After reading some of Sandi's posts on another thread, I am inclined to believe you should use Choice 2. 
A. I think it might be important to not "over-do" the companionship. (i.e., talking to them all the time, having someone with them every minute.
B. It is good on several levels that he learns to be by himself at times. (i.e., perhaps having to do so due to family circumstances, overnight trips to the vet, visits with family, etc"

Just my thoughts. I know my cats are upset with the new guy on the block coming in and after thinking about it, they need their time also..thanks for starting this thread!


----------



## dainnj (May 3, 2009)

Glad to hear you got a good night's sleep.


----------



## SMARTY (Apr 19, 2007)

Tybee will adjust to whatever you decide is best for your situation. He does not need to sleep in your room to be happy although dogs are pack animals and prefer to be with companions..

At this age, my solution would be larger crate in your room with bed and pee area. So
in time maybe he and the cats will be able to be together.


----------



## Narwyn (Jan 24, 2010)

I vote option #2 as well, though it seems like you've settled on it anyway! 
One, I think giving a puppy access to an area at night to relieve himself will helps with housebreaking (vs. peeing the crate or learning that you'll wake up at every moment to go outside!). 
Two, though they are definitely companion dogs, as mentioned above there will ALWAYS be times they have to be away from mom/dad/other pets. It just happens sometimes. Provided they get the attention/activity/general stimulation they need, there's nothing wrong with the other room at night. 

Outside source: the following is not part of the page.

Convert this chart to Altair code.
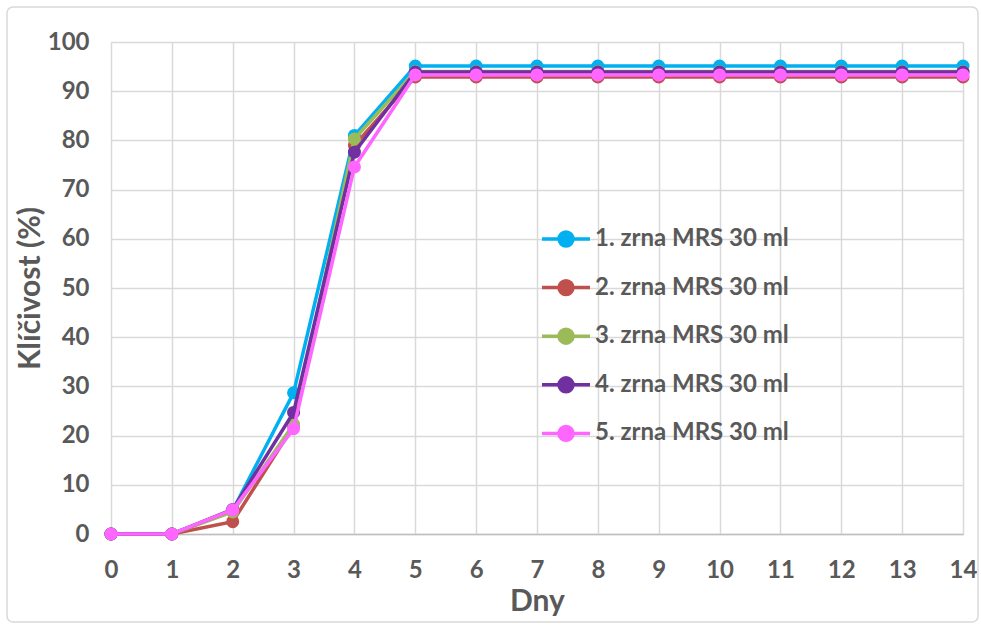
import altair as alt
import pandas as pd

days = list(range(15))
series_names = ["1. zrna MRS 30 ml", "2. zrna MRS 30 ml", "3. zrna MRS 30 ml",
                "4. zrna MRS 30 ml", "5. zrna MRS 30 ml"]
s1 = [0, 0, 4.8, 28.7, 81.0] + [95.1] * 10
s2 = [0, 0, 2.5, 22.0, 79.0] + [92.9] * 10
s3 = [0, 0, 4.5, 22.3, 80.3] + [94.0] * 10
s4 = [0, 0, 5.0, 24.7, 77.6] + [93.9] * 10
s5 = [0, 0, 4.9, 21.4, 74.6] + [93.3] * 10
colors = ["#00b0f0", "#c0504d", "#9bbb59", "#7030a0", "#ff66ff"]

rows = []
for i, (name, vals) in enumerate(zip(series_names, [s1, s2, s3, s4, s5])):
    for d, v in zip(days, vals):
        rows.append({"Dny": d, "val": v, "series": name, "order": i})
df = pd.DataFrame(rows)

FONT = "Lato, Carlito, Liberation Sans, sans-serif"
sym = "M-1,0L1,0M-0.29,0A0.29,0.29 0 1,0 0.29,0A0.29,0.29 0 1,0 -0.29,0Z"

color = alt.Color(
    "series:N",
    scale=alt.Scale(domain=series_names, range=colors),
    legend=alt.Legend(
        title=None, orient="none", legendX=429, legendY=171,
        symbolType=sym, symbolSize=2304, symbolStrokeWidth=3.5,
        labelFontSize=24, labelFont=FONT,
        labelFontWeight="bold", labelColor="#595959", rowPadding=8.6,
        labelOffset=3, labelLimit=400,
    ),
)

x = alt.X("Dny:Q", scale=alt.Scale(domain=[0, 14], nice=False),
          axis=alt.Axis(values=days, title="Dny", format="d",
                        labelFontSize=24, labelFontWeight="bold", labelColor="#595959",
                        titleFontSize=30, titleFontWeight="bold", titleColor="#595959",
                        titlePadding=4, labelPadding=24, labelFont=FONT, titleFont=FONT,
                        grid=True, gridColor="#d9d9d9", gridWidth=1.5,
                        domain=True, domainColor="#bfbfbf", domainWidth=1.5,
                        ticks=False, labelFlush=False))
y = alt.Y("val:Q", scale=alt.Scale(domain=[0, 100], nice=False),
          axis=alt.Axis(values=list(range(0, 101, 10)), title="Klíčivost (%)",
                        labelFontSize=24, labelFontWeight="bold", labelColor="#595959",
                        titleFontSize=30, titleFontWeight="bold", titleColor="#595959",
                        titlePadding=2, labelPadding=22, labelFont=FONT, titleFont=FONT,
                        grid=True, gridColor="#d9d9d9", gridWidth=1.5,
                        domain=False, ticks=False))

frame = alt.Chart(pd.DataFrame({"a": [0]})).mark_rect(
    fill="transparent", stroke="#d9d9d9", strokeWidth=1.5, cornerRadius=6, clip=False
).encode(x=alt.value(-104), x2=alt.value(867), y=alt.value(-35), y2=alt.value(580))

layers = []
for i, name in enumerate(series_names):
    sub = df[df.series == name]
    c = alt.Chart(sub)
    layers.append(c.mark_line(strokeWidth=3.5).encode(x=x, y=y, color=color))
    layers.append(c.mark_circle(size=170, opacity=1).encode(x=x, y=y, color=color))

chart = alt.layer(frame, *layers).properties(
    width=852, height=492,
    autosize=alt.AutoSizeParams(type="none"),
    padding={"left": 111, "top": 42, "right": 18, "bottom": 94},
).configure_view(stroke=None).configure(
    font=FONT, background="white"
)

chart.save("out.html", embed_options={"renderer": "svg", "actions": False})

One of the best things we can give to our pets is to equip them with the skills to "cope" if mom isn't there every second! 

~Kat


----------



## krandall (Jun 11, 2009)

SMARTY said:


> Tybee will adjust to whatever you decide is best for your situation. He does not need to sleep in your room to be happy although dogs are pack animals and prefer to be with companions..
> 
> At this age, my solution would be larger crate in your room with bed and pee area. So
> in time maybe he and the cats will be able to be together.


I found that a crate that was big enough for a bed and a pee area didn't work at all for Kodi when we tried it on vacation. He clearly thought the potty was too close to his bed, so would try to "hold it" longer than he could, leading to the only crate accidents he ever had.


----------



## galaxie (Dec 1, 2009)

Personally, I would never have any of my pups sleep anywhere but in my room unless they chose to! But, I don't have any other animals.

Roscoe sleeps in his crate beside our bed. As a teeny pup he used to wake up to potty once in the middle of the night. At about 3 months old, he started sleeping through the night, from about 11pm to 7am. Now he will stay happily in his crate for 10+ hours! On the weekends, I always wake up at my regular time to use the bathroom, so I usually let Roscoe snuggle in bed with us until we get up. It's his special time with mommy and daddy, and he LOVES to sleep on our bed.

Anyway, I think you should do whatever works best for you, Tybee, and the cats. Just remember, the dog and the cats are eventually going to have to get along. He is not always going to need an ex pen, as one day he will (hopefully) be totally trustworthy in the house. At that time, he may not be so content to sleep in the ex pen setup.

PS - Most nights, Roscoe falls asleep in his ex pen or somewhere on the living room floor before Tim and I are ready for bed. We just tell him "hey buddy, time for nite nites" and he follows us right into the bedroom and straight into his crate. I don't think that you being up later than his regular bedtime will be an issue when it comes to where he sleeps!


----------



## KarmaKat (Feb 19, 2010)

Hi Everyone. Just an update. I moved Tybee to our room in an expen setup near the bed (like Karens but in bedroom). 

Turns out we get more sleep in the morning that way. If he stays in the other room, he goes to bed earlier but wants to join us early in the morning. In our room, he just hangs out till we are awake. Our schedule changes bother him less that way. 

Thanks again everyone 

ps - Natalie, I still remember my first dog (over 20 yrs ago) cuddling up on my pillow at night  She was a rescue and very scared, so she felt safe next to my head. Her name was Trigger  It is a very sweet memory that I will have forever.


----------